I once asked a friend how much he’d be willing to pay to have the (very good) television series Firefly revived and continued for one season. He said $30, reasoning that this is roughly the price for a TV series on DVD. It was an interesting response, because the price I thought I’d be willing to pay was at least an order of magnitude higher–I was thinking somewhere between $300-$1000.
I suspect this rather large difference in willingness to pay stemmed neither from me being wealthier nor from my liking the show more. Rather, we were just thinking about the question differently. I was trying to assess my reservation price–the point at which I would be indifferent between buying and not buying the product. My friend was giving the price point that he would expect a store to charge. The difference between our two prices is consumer surplus. Like my friend, I expect that were Firefly extended and sold as DVD boxed sets in stores, its price probably would be $30. That’s what I’d expect to pay. However, I’d actually be willing to pay a whole lot more. As would, I suspect, my friend.
Thinking in terms of reservation price has two benefits. First, it provides a more accurate estimate of wealth. My Netflix membership might cost $240 per year, but the value I derive from it is significantly higher, since it allows me to discover and view gems like Firefly.
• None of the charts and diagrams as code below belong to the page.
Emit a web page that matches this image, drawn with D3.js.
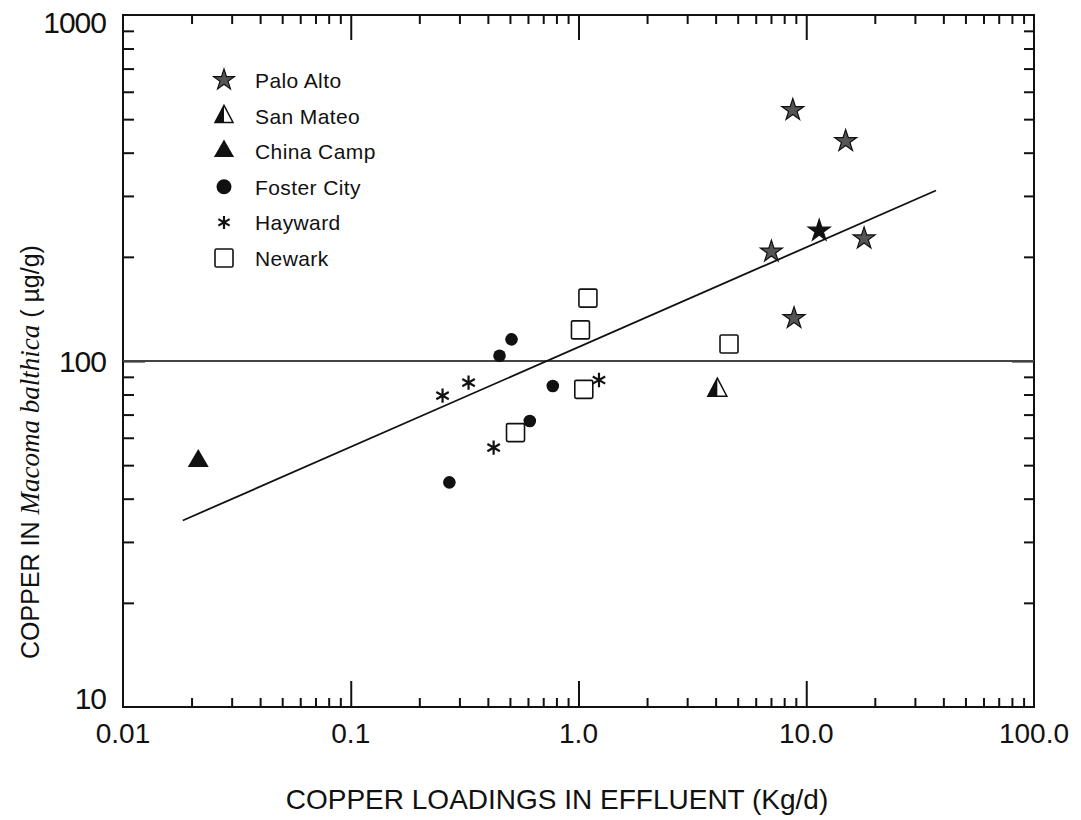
<!DOCTYPE html>
<html>
<head>
<meta charset="utf-8">
<script src="https://cdn.jsdelivr.net/npm/d3@7"></script>
<style>
body { margin: 0; background: #fff; }
text { font-family: "Liberation Sans", Arial, sans-serif; fill: #111; }
</style>
</head>
<body>
<div id="chart"></div>
<script>
// data (Kg/d vs ug/g)
var paloAltoX = [8.73, 14.9, 7.03, 11.4, 17.95, 8.84];
var paloAltoY = [531, 432, 207, 238, 226, 133];
var sanMateoX = [4.07];
var sanMateoY = [83];
var chinaCampX = [0.0214];
var chinaCampY = [51.4];
var fosterCityX = [0.508, 0.45, 0.771, 0.611, 0.271];
var fosterCityY = [115.5, 103.6, 84.7, 67.1, 44.6];
var haywardX = [0.253, 0.329, 0.424, 1.23];
var haywardY = [79.4, 86.6, 56.2, 88.1];
var newarkX = [1.10, 1.02, 1.055, 0.529, 4.58];
var newarkY = [152, 123, 82.8, 62.1, 112];

// regression line end points and the 100 ug/g reference
var fitX = [0.0183, 37.1];
var fitY = [34.6, 311];
var refLevel = 100;

var legendNames = ["Palo Alto", "San Mateo", "China Camp", "Foster City", "Hayward", "Newark"];
var xTickValues = [0.01, 0.1, 1, 10, 100];
var xTickLabels = ["0.01", "0.1", "1.0", "10.0", "100.0"];
var yTickValues = [10, 100, 1000];
var yTickLabels = ["10", "100", "1000"];

// setting up the graph
var w = 1081, h = 820;
var x0 = 123, x1 = 1034, y0 = 15, y1 = 707;

var vis = d3.select("div#chart").append("svg")
    .attr("width", w)
    .attr("height", h);
vis.append("rect").attr("width", w).attr("height", h).attr("fill", "#fff");

var x = d3.scaleLog().domain([0.01, 100]).range([x0, x1]);
var y = d3.scaleLog().domain([10, 1000]).range([y1, y0]);

var isMajorX = function(v) { return xTickValues.some(function(t) { return Math.abs(v / t - 1) < 1e-6; }); };
var isMajorY = function(v) { return yTickValues.some(function(t) { return Math.abs(v / t - 1) < 1e-6; }); };
var minorX = x.ticks().filter(function(v) { return !isMajorX(v); });
var minorY = y.ticks().filter(function(v) { return !isMajorY(v); });
var innerX = xTickValues.slice(1, -1);
var innerY = yTickValues.slice(1, -1);

function styleAxis(g) {
  g.select(".domain").remove();
  g.selectAll("line").attr("stroke", "#111").attr("stroke-width", 2);
}

// ticks on all four sides, pointing inwards
vis.append("g").attr("transform", "translate(0," + y1 + ")")
   .call(d3.axisBottom(x).tickValues(minorX).tickSize(-9).tickSizeOuter(0).tickFormat("")).call(styleAxis);
vis.append("g").attr("transform", "translate(0," + y1 + ")")
   .call(d3.axisBottom(x).tickValues(innerX).tickSize(-26).tickSizeOuter(0).tickFormat("")).call(styleAxis);
vis.append("g").attr("transform", "translate(0," + y0 + ")")
   .call(d3.axisTop(x).tickValues(minorX).tickSize(-9).tickSizeOuter(0).tickFormat("")).call(styleAxis);
vis.append("g").attr("transform", "translate(0," + y0 + ")")
   .call(d3.axisTop(x).tickValues(innerX).tickSize(-25).tickSizeOuter(0).tickFormat("")).call(styleAxis);
vis.append("g").attr("transform", "translate(" + x0 + ",0)")
   .call(d3.axisLeft(y).tickValues(minorY).tickSize(-11).tickSizeOuter(0).tickFormat("")).call(styleAxis);
vis.append("g").attr("transform", "translate(" + x0 + ",0)")
   .call(d3.axisLeft(y).tickValues(innerY).tickSize(-22).tickSizeOuter(0).tickFormat("")).call(styleAxis);
vis.append("g").attr("transform", "translate(" + x1 + ",0)")
   .call(d3.axisRight(y).tickValues(minorY).tickSize(-10).tickSizeOuter(0).tickFormat("")).call(styleAxis);
vis.append("g").attr("transform", "translate(" + x1 + ",0)")
   .call(d3.axisRight(y).tickValues(innerY).tickSize(-22).tickSizeOuter(0).tickFormat("")).call(styleAxis);

// frame
vis.append("rect")
   .attr("x", x0).attr("y", y0)
   .attr("width", x1 - x0).attr("height", y1 - y0)
   .attr("fill", "none").attr("stroke", "#111").attr("stroke-width", 2);

// tick labels
vis.selectAll("text.xlab")
   .data(xTickValues)
   .enter().append("text")
   .attr("class", "xlab")
   .attr("x", function(d) { return x(d); })
   .attr("y", 743)
   .attr("text-anchor", "middle")
   .style("font-size", "28px")
   .text(function(d, i) { return xTickLabels[i]; });

vis.selectAll("text.ylab")
   .data(yTickValues)
   .enter().append("text")
   .attr("class", "ylab")
   .attr("x", 106)
   .attr("y", function(d) { return Math.min(Math.max(y(d), 22), 698) + 11; })
   .attr("text-anchor", "end")
   .style("font-size", "30px")
   .style("letter-spacing", "-1px")
   .text(function(d, i) { return yTickLabels[i]; });

// axis titles
vis.append("text")
   .attr("x", 557).attr("y", 809)
   .attr("text-anchor", "middle")
   .style("font-size", "28px")
   .text("COPPER LOADINGS IN EFFLUENT (Kg/d)");

var yt = vis.append("text")
   .attr("transform", "translate(39,452) rotate(-90)")
   .attr("text-anchor", "middle")
   .style("font-size", "25px");
yt.append("tspan").text("COPPER IN ");
yt.append("tspan").style("font-family", "'Liberation Serif', 'Times New Roman', serif").style("font-style", "italic").style("font-size", "27px").text("Macoma balthica");
yt.append("tspan").text(" ( \u00b5g/g)");

// reference line at 100 and the fitted line
vis.append("line")
   .attr("x1", x0).attr("x2", x1)
   .attr("y1", y(refLevel)).attr("y2", y(refLevel))
   .attr("stroke", "#444").attr("stroke-width", 2);

vis.append("path")
   .datum(fitX.map(function(d, i) { return [d, fitY[i]]; }))
   .attr("d", d3.line().x(function(d) { return x(d[0]); }).y(function(d) { return y(d[1]); }))
   .attr("fill", "none").attr("stroke", "#111").attr("stroke-width", 1.8);

// symbols
function halfTriangle(g, s) {
  var hgt = s * 0.95, half = s / 2;
  g.append("path")
   .attr("d", "M0," + (-hgt * 0.6) + "L" + half + "," + (hgt * 0.4) + "L" + (-half) + "," + (hgt * 0.4) + "Z")
   .attr("fill", "#fff").attr("stroke", "#111").attr("stroke-width", 1.5);
  g.append("path")
   .attr("d", "M0," + (-hgt * 0.6) + "L0," + (hgt * 0.4) + "L" + (-half) + "," + (hgt * 0.4) + "Z")
   .attr("fill", "#111");
}

function asterisk(r) {
  var p = d3.path();
  [90, 30, 150].forEach(function(a) {
    var dx = r * Math.cos(a * Math.PI / 180), dy = r * Math.sin(a * Math.PI / 180);
    p.moveTo(-dx, -dy);
    p.lineTo(dx, dy);
  });
  return p.toString();
}

function drawSymbol(g, kind, big, solid) {
  if (kind === 0) {
    g.append("path").attr("d", d3.symbol().type(d3.symbolStar).size(big ? 135 : 150)())
     .attr("fill", solid ? "#111" : "#555").attr("stroke", "#111").attr("stroke-width", 1.2);
  } else if (kind === 1) {
    halfTriangle(g, big ? 18 : 19);
  } else if (kind === 2) {
    g.append("path").attr("d", d3.symbol().type(d3.symbolTriangle).size(big ? 175 : 190)())
     .attr("fill", "#111");
  } else if (kind === 3) {
    g.append("circle").attr("r", big ? 7.5 : 6.3).attr("fill", "#111");
  } else if (kind === 4) {
    g.append("path").attr("d", asterisk(big ? 6.5 : 7.2))
     .attr("fill", "none").attr("stroke", "#111").attr("stroke-width", 2.2);
  } else {
    var s = 18;
    g.append("rect").attr("x", -s / 2).attr("y", -s / 2).attr("width", s).attr("height", s).attr("rx", 1.5)
     .attr("fill", "#fff").attr("stroke", "#111").attr("stroke-width", 1.6);
  }
}

var series = [
  [paloAltoX, paloAltoY],
  [sanMateoX, sanMateoY],
  [chinaCampX, chinaCampY],
  [fosterCityX, fosterCityY],
  [haywardX, haywardY],
  [newarkX, newarkY]
];
var solidStar = 3; // the one all-black Palo Alto star

// draw order: squares first so the dots sit on top of them
[5, 0, 1, 2, 3, 4].forEach(function(k) {
  var xs = series[k][0], ys = series[k][1];
  vis.selectAll("g.pt" + k)
     .data(xs.map(function(d, i) { return [d, ys[i]]; }))
     .enter().append("g")
     .attr("class", "pt" + k)
     .attr("transform", function(d) { return "translate(" + x(d[0]) + "," + y(d[1]) + ")"; })
     .each(function(d, i) { drawSymbol(d3.select(this), k, false, k === 0 && i === solidStar); });
});

// legend
var leg = vis.selectAll("g.leg")
   .data(legendNames)
   .enter().append("g")
   .attr("class", "leg")
   .attr("transform", function(d, i) { return "translate(224," + (80 + i * 35.6) + ")"; });
leg.each(function(d, i) { drawSymbol(d3.select(this), i, true, false); });
leg.append("text")
   .attr("x", 31).attr("y", 8)
   .style("font-size", "21px")
   .style("letter-spacing", "0.4px")
   .text(function(d) { return d; });
</script>
</body>
</html>
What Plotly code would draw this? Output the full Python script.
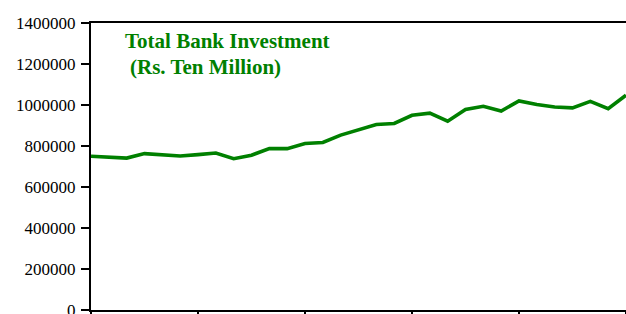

The same applies to my refrigerator (rented), facebook, and other goods–their price does not capture their value. Second, recognizing that products often have far more value to their customers than the going price would indicate may open up new potential business models. If Firefly season two can become profitable when X people buy it for $30, it can also become profitable when X/10 people buy it for $300. At a time when the accelerated communication technologies are disrupting everything, these insights may prove valuable.